If I Perish, I Perish: A Story of Race and Civil Rights is the book I've written about my experiences not only growing up as an African-American woman in the South and in Boston, from the 1930s through the 50s but also the lawsuit I filed against the Massachusetts Department of Welfare in the 1970s after I was denied multiple promotions to positions for which I was qualified. I eventually won the case (resulting in the Barbara Jean Culbreath Consent Decree), serving as an acknowledgement of my perseverance and a touchstone for other African-Americans both in Boston and around the country who found themselves facing the ugly specter of racism in the workplace.


About the Author

Born in Little Rock, Arkansas, Barbara J. Culbreath moved to Boston in the late forties and completed her education in the Boston School system. She is the divorced mother of three children whose struggle to raise them alone has been worthwhile for the joy they have brought to her, her parents and her family members.


Sample Excerpts

Preface

Frustration, sorrow, stress--that, in a nutshell, tells my story as an African-American woman trying to make a place for herself and those who came alongside and after me.
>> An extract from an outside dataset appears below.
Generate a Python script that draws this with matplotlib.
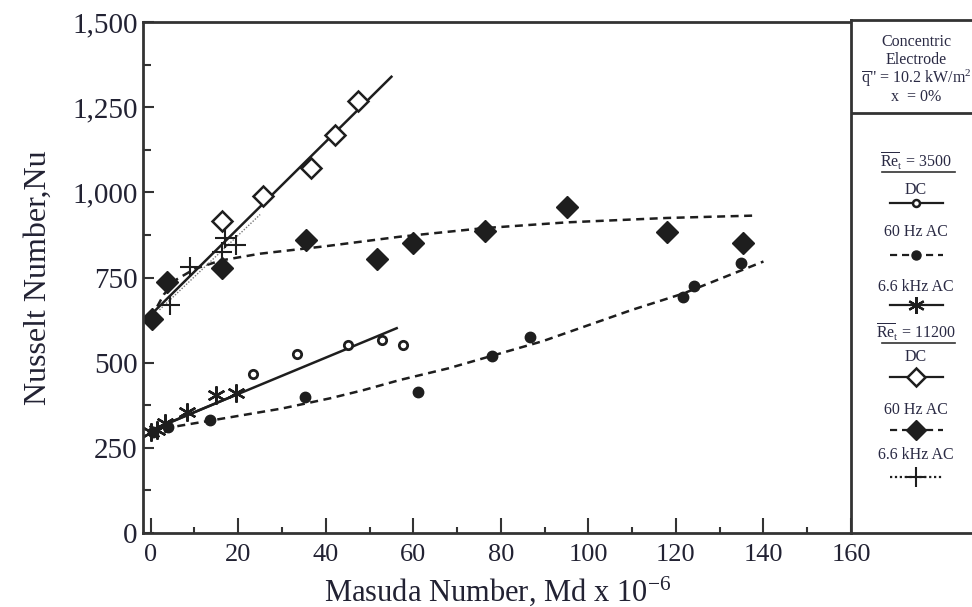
import matplotlib
matplotlib.use("Agg")
import matplotlib.pyplot as plt
from matplotlib.lines import Line2D

plt.rcParams['font.family'] = ['Liberation Serif', 'DejaVu Serif']
plt.rcParams['mathtext.fontset'] = 'custom'
plt.rcParams['mathtext.rm'] = 'Liberation Serif'
plt.rcParams['mathtext.it'] = 'Liberation Serif:italic'

INK = '#1e1e1e'

# Re = 3500 series
dc_3500_x = [23.4, 33.4, 45.1, 52.9, 57.7]
dc_3500_y = [467, 525, 552, 566, 552]
dc_3500_fit_x = [0, 56.2]
dc_3500_fit_y = [301, 601]

ac60_3500_x = [0.5, 4.0, 13.6, 35.3, 61.1, 77.9, 86.7, 121.7, 124.2, 134.8]
ac60_3500_y = [296, 312, 331, 400, 414, 519, 574, 694, 726, 792]
ac60_3500_fit_x = [0, 13, 30, 41, 48.6, 57, 68, 78, 89.6, 110, 121.7, 140]
ac60_3500_fit_y = [300, 328, 365, 395, 419, 449, 483, 520, 563, 655, 703, 797]

khz_3500_x = [0.0, 1.5, 3.3, 8.2, 14.9, 19.6]
khz_3500_y = [295, 302, 322, 356, 405, 410]
khz_3500_fit_x = [0, 20]
khz_3500_fit_y = [300, 408]

# Re = 11200 series
dc_11200_x = [16.4, 25.7, 36.6, 42.1, 47.3]
dc_11200_y = [917, 990, 1071, 1169, 1269]
dc_11200_fit_x = [0, 55]
dc_11200_fit_y = [640, 1340]

ac60_11200_x = [0.2, 3.7, 16.4, 35.5, 51.6, 59.9, 76.4, 95.0, 117.9, 135.3]
ac60_11200_y = [628, 738, 777, 860, 803, 850, 887, 956, 883, 851]
ac60_11200_fit_x = [0, 3, 6, 10, 16, 25, 40, 57, 76, 95, 118, 138]
ac60_11200_fit_y = [630, 700, 745, 775, 800, 820, 842, 870, 895, 912, 925, 932]

khz_11200_x = [4.4, 9.0, 16.2, 17.0, 19.6]
khz_11200_y = [669, 782, 826, 865, 846]
khz_11200_fit_x = [2, 25]
khz_11200_fit_y = [655, 935]

x_ticks = [0, 20, 40, 60, 80, 100, 120, 140, 160]
y_ticks = [0, 250, 500, 750, 1000, 1250, 1500]
y_tick_labels = ['0', '250', '500', '750', '1,000', '1,250', '1,500']

W, H = 972, 607
fig = plt.figure(figsize=(W / 100, H / 100), dpi=100)

left, right, top, bottom = 143.3, 851.0, 22.3, 532.7
ax = fig.add_axes([left / W, 1 - bottom / H, (right - left) / W, (bottom - top) / H])
ax.set_xlim(-(150.7 - left) / ((right - 150.7) / 160), 160)
ax.set_ylim(0, 1500)

dash = (0, (3.2, 2.2))

# fitted lines
ax.plot(dc_3500_fit_x, dc_3500_fit_y, color=INK, lw=1.8)
ax.plot(ac60_3500_fit_x, ac60_3500_fit_y, color=INK, lw=1.8, linestyle=dash)
ax.plot(khz_3500_fit_x, khz_3500_fit_y, color=INK, lw=1.8)
ax.plot(dc_11200_fit_x, dc_11200_fit_y, color=INK, lw=1.8)
ax.plot(ac60_11200_fit_x, ac60_11200_fit_y, color=INK, lw=1.8, linestyle=dash)
ax.plot(khz_11200_fit_x, khz_11200_fit_y, color='#777777', lw=1.0, linestyle=(0, (1, 1.2)))

# measured points
ax.plot(dc_3500_x, dc_3500_y, 'o', ms=6, mfc='white', mec=INK, mew=2, ls='none')
ax.plot(ac60_3500_x, ac60_3500_y, 'o', ms=7.5, color=INK, ls='none')
ax.plot(khz_3500_x, khz_3500_y, marker=(6, 2, 0), ms=13, mec=INK, mew=1.7, ls='none')
ax.plot(dc_11200_x, dc_11200_y, 'D', ms=10.5, mfc='white', mec=INK, mew=1.8, ls='none')
ax.plot(ac60_11200_x, ac60_11200_y, 'D', ms=11, color=INK, ls='none')
ax.plot(khz_11200_x, khz_11200_y, '+', ms=15, mec=INK, mew=1.5, ls='none')

for side in ['left', 'bottom', 'top']:
    ax.spines[side].set_linewidth(2)
    ax.spines[side].set_color('#333333')
ax.spines['right'].set_visible(False)

ax.set_xticks(x_ticks)
ax.set_xticks(range(10, 160, 20), minor=True)
ax.set_yticks(y_ticks)
ax.set_yticklabels(y_tick_labels)
ax.set_yticks(range(125, 1500, 250), minor=True)
ax.tick_params(axis='x', which='major', direction='in', length=11, width=1.5,
               labelsize=19, pad=8, colors='#333333', labelcolor='#222233')
ax.tick_params(axis='x', which='minor', direction='in', length=4, width=1.5, colors='#333333')
ax.tick_params(axis='y', which='major', direction='in', length=8, width=1.5,
               labelsize=21, pad=4, colors='#333333', labelcolor='#222233')
ax.tick_params(axis='y', which='minor', direction='in', length=6, width=1.5, colors='#333333')

ax.set_xlabel('Masuda Number, Md x 10$^{-6}$', fontsize=22, color='#222233', labelpad=6)
ax.set_ylabel('Nusselt Number,Nu', fontsize=23, color='#222233', labelpad=14)

# side panel with the test conditions and the symbol key
box_l, box_t, box_r, box_b = 851.0, 19.7, 990.0, 532.7
lg = fig.add_axes([box_l / W, 1 - box_b / H, (box_r - box_l) / W, (box_b - box_t) / H])
lg.set_xlim(box_l, box_r)
lg.set_ylim(box_b, box_t)
lg.set_xticks([])
lg.set_yticks([])
for s in lg.spines.values():
    s.set_linewidth(2)
    s.set_color('#333333')

cx = 916
txt = dict(ha='center', va='center', fontsize=11.5, color='#2a2a44')
lg.text(cx, 42, 'Concentric', **txt)
lg.text(cx, 60, 'Electrode', **txt)
lg.text(cx, 78, r'$\overline{\mathrm{q}}$" = 10.2 kW/m$^2$', **txt)
lg.text(cx, 97, 'x  = 0%', **txt)
lg.plot([box_l, box_r], [113, 113], color='#333333', lw=2)

entries = [
    (r'$\overline{\mathrm{Re}}_\mathrm{t}$ = 3500', 161, None),
    ('DC', 190, dict(y=203, ls='-', marker='o', ms=5, mfc='white', mew=1.8)),
    ('60 Hz AC', 232, dict(y=255, ls=dash, marker='o', ms=6.5, mfc=INK, mew=1)),
    ('6.6 kHz AC', 287, dict(y=305, ls='-', marker=(6, 2, 0), ms=12, mfc=INK, mew=1.6)),
    (r'$\overline{\mathrm{Re}}_\mathrm{t}$ = 11200', 332, None),
    ('DC', 357, dict(y=377, ls='-', marker='D', ms=9, mfc='white', mew=1.8)),
    ('60 Hz AC', 410, dict(y=430, ls=dash, marker='D', ms=10, mfc=INK, mew=1)),
    ('6.6 kHz AC', 455, dict(y=477, ls=(0, (1, 1.2)), marker='+', ms=15, mfc=INK, mew=1.5)),
]
for label, ty, sym in entries:
    lg.text(cx, ty, label, **txt)
    if sym is None:
        lg.plot([882, 955], [ty + 11, ty + 11], color='#333333', lw=1.2)
        continue
    lg.add_line(Line2D([890, 943], [sym['y'], sym['y']], color=INK, lw=1.6,
                       linestyle=sym['ls']))
    lg.plot([cx], [sym['y']], marker=sym['marker'], ms=sym['ms'], mfc=sym['mfc'],
            mec=INK, mew=sym['mew'], ls='none')

fig.savefig('out.png', dpi=100)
Through all those times of heartache I held steadfast in my belief that blacks in this country would ultimately receive the respect and place at the table that they so rightly deserved and it is now, in my early sixties and retired, that I can look back upon my life and write not only of the difficulties of the past but of the victories that can be savored. My story tells of my memories, ideas, frustrations, sorrows, and stresses. It tells also the tale of my perseverance in striving to create a path for minorities in the workplace in opening doors to jobs that otherwise would have remained closed. While the road to success was littered with many difficulties, I can look back in pride on a life well lived so far.

In recounting my story (which is told through age 58) I have changed the names of some of the people, places, and agencies I've encountered along the way some of the three which I've encountered for the better, some of the three for the worse. The memories, though? They're as unfettered and as fresh as they'll ever be.